Return the material word for word. Do not include pictures.
* * *
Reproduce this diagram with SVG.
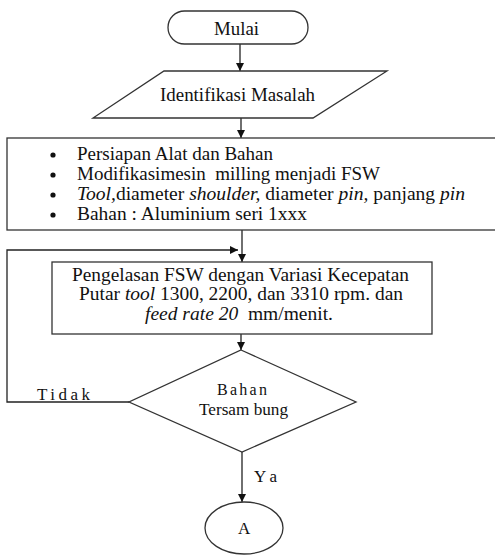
<svg xmlns="http://www.w3.org/2000/svg" width="495" height="556" viewBox="0 0 495 556" font-family="Liberation Serif, Times New Roman, serif" font-size="18">
<style>
.s{fill:#fff;stroke:#333;stroke-width:1.3}
text{fill:#111}
.i{font-style:italic}
.c{fill:none;stroke:#222;stroke-width:1.3}
</style>
<defs>
<marker id="ah" viewBox="0 0 10 10" refX="10" refY="5" markerWidth="8" markerHeight="8" markerUnits="userSpaceOnUse" orient="auto">
<path d="M0,0 L10,5 L0,10 z" fill="#111"/>
</marker>
</defs>
<g id="connectors">
<line class="c" x1="240" y1="44" x2="240" y2="71" marker-end="url(#ah)"/>
<line class="c" x1="241" y1="118" x2="241" y2="138" marker-end="url(#ah)"/>
<line class="c" x1="242" y1="230" x2="242" y2="262" marker-end="url(#ah)"/>
<polyline class="c" points="129,402 7,402 7,250 238,250" marker-end="url(#ah)"/>
<line class="c" x1="241" y1="334" x2="241" y2="350" marker-end="url(#ah)"/>
<line class="c" x1="242" y1="452" x2="242" y2="502" marker-end="url(#ah)"/>
<text x="37" y="400" font-size="17" textLength="53" lengthAdjust="spacing">Tidak</text>
<text x="254" y="482" font-size="17" textLength="23" lengthAdjust="spacing">Ya</text>
</g>
<g id="mulai">
<rect class="s" x="168" y="11" width="140" height="33" rx="16.5"/>
<text x="214" y="35" textLength="45" lengthAdjust="spacingAndGlyphs">Mulai</text>
</g>
<g id="identifikasi">
<polygon class="s" points="164,71 387,71 313,118 93,118"/>
<text x="160" y="101" textLength="155" lengthAdjust="spacingAndGlyphs">Identifikasi Masalah</text>
</g>
<g id="persiapan">
<rect class="s" x="7" y="138" width="490" height="92"/>
<circle cx="53" cy="155" r="2.6" fill="#111"/>
<circle cx="53" cy="175" r="2.6" fill="#111"/>
<circle cx="53" cy="195" r="2.6" fill="#111"/>
<circle cx="53" cy="215" r="2.6" fill="#111"/>
<text x="77" y="160" textLength="196" lengthAdjust="spacingAndGlyphs">Persiapan Alat dan Bahan</text>
<text x="77" y="180" textLength="303" lengthAdjust="spacingAndGlyphs" xml:space="preserve">Modifikasimesin  milling menjadi FSW</text>
<text x="77" y="200" textLength="388" lengthAdjust="spacingAndGlyphs"><tspan class="i">Tool,</tspan>diameter <tspan class="i">shoulder,</tspan> diameter <tspan class="i">pin,</tspan> panjang <tspan class="i">pin</tspan></text>
<text x="77" y="220" textLength="230" lengthAdjust="spacingAndGlyphs">Bahan : Aluminium seri 1xxx</text>
</g>
<g id="pengelasan">
<rect class="s" x="52" y="262" width="380" height="72"/>
<text x="72" y="281" textLength="337" lengthAdjust="spacingAndGlyphs">Pengelasan FSW dengan Variasi Kecepatan</text>
<text x="79" y="300" textLength="324" lengthAdjust="spacingAndGlyphs">Putar <tspan class="i">tool</tspan> 1300, 2200, dan 3310 rpm. dan</text>
<text x="145" y="320" textLength="188" lengthAdjust="spacingAndGlyphs" xml:space="preserve"><tspan class="i">feed rate 20</tspan>  mm/menit.</text>
</g>
<g id="keputusan">
<polygon class="s" points="241,350 356,402 242,452 129,402"/>
<text x="217" y="395" font-size="16" textLength="50" lengthAdjust="spacing">Bahan</text>
<text x="199" y="415" font-size="16" textLength="89" lengthAdjust="spacingAndGlyphs">Tersam bung</text>
</g>
<g id="a">
<ellipse class="s" cx="244" cy="528" rx="39" ry="26"/>
<text x="238" y="534" font-size="17">A</text>
</g>
</svg>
* * *
**Answer to this task:**
Reproduce this diagram with SVG.
<svg xmlns="http://www.w3.org/2000/svg" width="495" height="556" viewBox="0 0 495 556" font-family="Liberation Serif, Times New Roman, serif" font-size="18">
<style>
.s{fill:#fff;stroke:#333;stroke-width:1.3}
text{fill:#111}
.i{font-style:italic}
.c{fill:none;stroke:#222;stroke-width:1.3}
</style>
<defs>
<marker id="ah" viewBox="0 0 10 10" refX="10" refY="5" markerWidth="8" markerHeight="8" markerUnits="userSpaceOnUse" orient="auto">
<path d="M0,0 L10,5 L0,10 z" fill="#111"/>
</marker>
</defs>
<g id="connectors">
<line class="c" x1="240" y1="44" x2="240" y2="71" marker-end="url(#ah)"/>
<line class="c" x1="241" y1="118" x2="241" y2="138" marker-end="url(#ah)"/>
<line class="c" x1="242" y1="230" x2="242" y2="262" marker-end="url(#ah)"/>
<polyline class="c" points="129,402 7,402 7,250 238,250" marker-end="url(#ah)"/>
<line class="c" x1="241" y1="334" x2="241" y2="350" marker-end="url(#ah)"/>
<line class="c" x1="242" y1="452" x2="242" y2="502" marker-end="url(#ah)"/>
<text x="37" y="400" font-size="17" textLength="53" lengthAdjust="spacing">Tidak</text>
<text x="254" y="482" font-size="17" textLength="23" lengthAdjust="spacing">Ya</text>
</g>
<g id="mulai">
<rect class="s" x="168" y="11" width="140" height="33" rx="16.5"/>
<text x="214" y="35" textLength="45" lengthAdjust="spacingAndGlyphs">Mulai</text>
</g>
<g id="identifikasi">
<polygon class="s" points="164,71 387,71 313,118 93,118"/>
<text x="160" y="101" textLength="155" lengthAdjust="spacingAndGlyphs">Identifikasi Masalah</text>
</g>
<g id="persiapan">
<rect class="s" x="7" y="138" width="490" height="92"/>
<circle cx="53" cy="155" r="2.6" fill="#111"/>
<circle cx="53" cy="175" r="2.6" fill="#111"/>
<circle cx="53" cy="195" r="2.6" fill="#111"/>
<circle cx="53" cy="215" r="2.6" fill="#111"/>
<text x="77" y="160" textLength="196" lengthAdjust="spacingAndGlyphs">Persiapan Alat dan Bahan</text>
<text x="77" y="180" textLength="303" lengthAdjust="spacingAndGlyphs" xml:space="preserve">Modifikasimesin  milling menjadi FSW</text>
<text x="77" y="200" textLength="388" lengthAdjust="spacingAndGlyphs"><tspan class="i">Tool,</tspan>diameter <tspan class="i">shoulder,</tspan> diameter <tspan class="i">pin,</tspan> panjang <tspan class="i">pin</tspan></text>
<text x="77" y="220" textLength="230" lengthAdjust="spacingAndGlyphs">Bahan : Aluminium seri 1xxx</text>
</g>
<g id="pengelasan">
<rect class="s" x="52" y="262" width="380" height="72"/>
<text x="72" y="281" textLength="337" lengthAdjust="spacingAndGlyphs">Pengelasan FSW dengan Variasi Kecepatan</text>
<text x="79" y="300" textLength="324" lengthAdjust="spacingAndGlyphs">Putar <tspan class="i">tool</tspan> 1300, 2200, dan 3310 rpm. dan</text>
<text x="145" y="320" textLength="188" lengthAdjust="spacingAndGlyphs" xml:space="preserve"><tspan class="i">feed rate 20</tspan>  mm/menit.</text>
</g>
<g id="keputusan">
<polygon class="s" points="241,350 356,402 242,452 129,402"/>
<text x="217" y="395" font-size="16" textLength="50" lengthAdjust="spacing">Bahan</text>
<text x="199" y="415" font-size="16" textLength="89" lengthAdjust="spacingAndGlyphs">Tersam bung</text>
</g>
<g id="a">
<ellipse class="s" cx="244" cy="528" rx="39" ry="26"/>
<text x="238" y="534" font-size="17">A</text>
</g>
</svg>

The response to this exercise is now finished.